New research into the Arctic Ocean’s ecosystem has highlighted the crucial role of tiny microalgae, seaweeds and seagrasses, known as benthic primary producers, in sustaining life in Arctic waters.
But the study has also revealed the loss of sea ice is having complex effects on marine ecosystems and ocean productivity in the Earth’s northernmost bodies of water.
Dr Karen Filbee-Dexter, a senior lecturer at The University of Western Australia’s School of Biological Sciences, was co-author of the paper Seafloor primary production in a changing Arctic Ocean published today in Proceedings of the National Academy of Sciences.
She said while phytoplankton and sea ice algae had long been seen as the main players in Arctic marine life, the new research revealed that underwater plants and seaweed growing on the shallow sea floor, known as BPPs, played a vital role in providing food and energy to other marine organisms.
“BPPs are often overlooked but are incredibly important in the Arctic, covering around three million square kilometres of the Arctic sea floor,” Dr Filbee-Dexter said.
“With sea ice loss, the seafloor area exposed to sunlight is increasing by an estimated 47,000 square kilometres each year.

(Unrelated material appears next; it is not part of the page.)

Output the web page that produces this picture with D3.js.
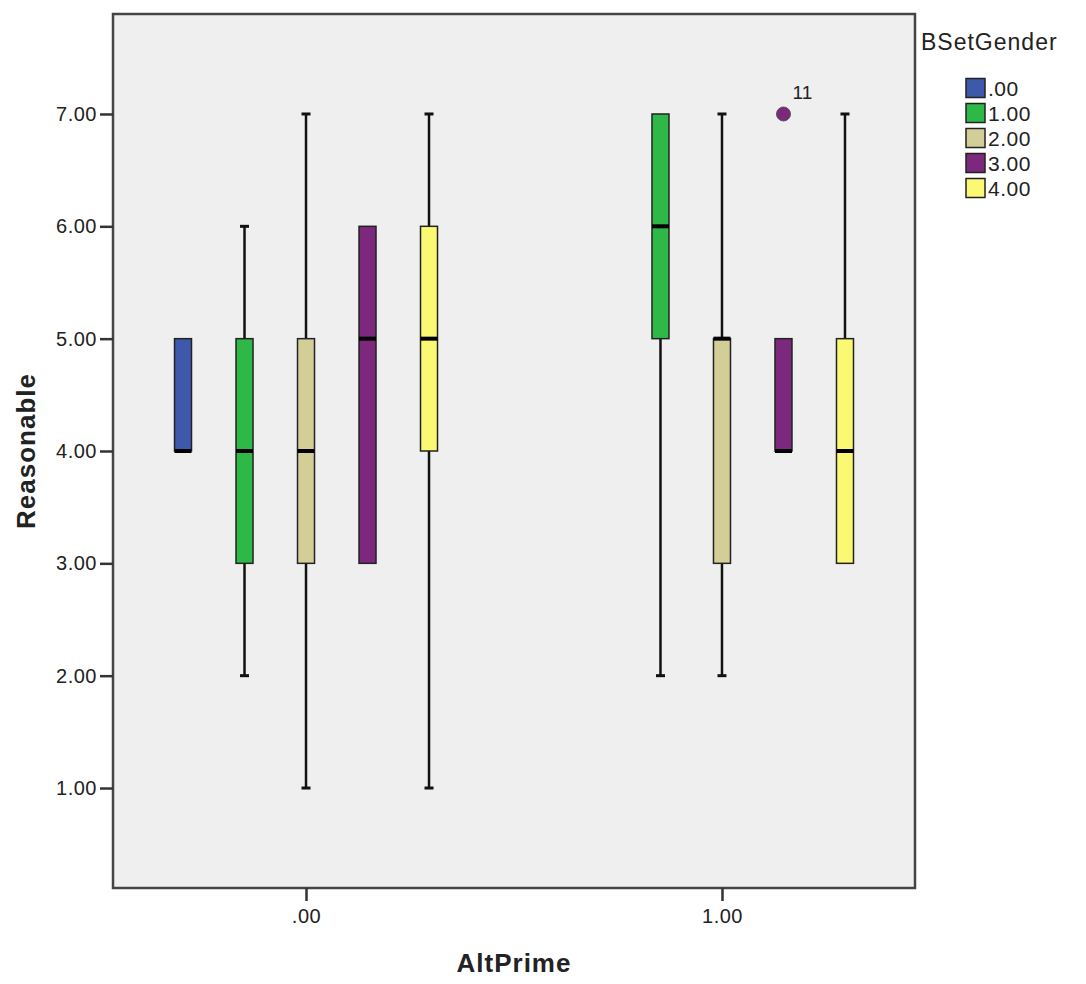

“We might expect to see more microalgae, seaweeds and seagrasses taking advantage of this increased light however, surprisingly, their growth has only increased in certain areas, despite the sea ice loss over the past two decades.
“This is because although there is more light on the sea surface, the water has become less clear due to particles carried by the many rivers which flow into the ocean, which balances out the increase in sunlight.”
Dr Filbee-Dexter said that, overall, the findings suggest that climate change is having complex effects on the availability of light in the Arctic Ocean and the ability of marine organisms to produce food.
The study also provided the first estimate of the seafloor production of Arctic BPPs, which is substantial.
“We found that BPPs account for between 20 to 35 per cent of annual phytoplankton production, converting sunlight and inorganic nutrients into organic matter through photosynthesis,” Dr Filbee-Dexter said.
“Our research underscores the need for further comprehensive studies on BPPs and their inclusion in Arctic ecosystem models to accurately assess the impacts of climate change on Arctic marine life.”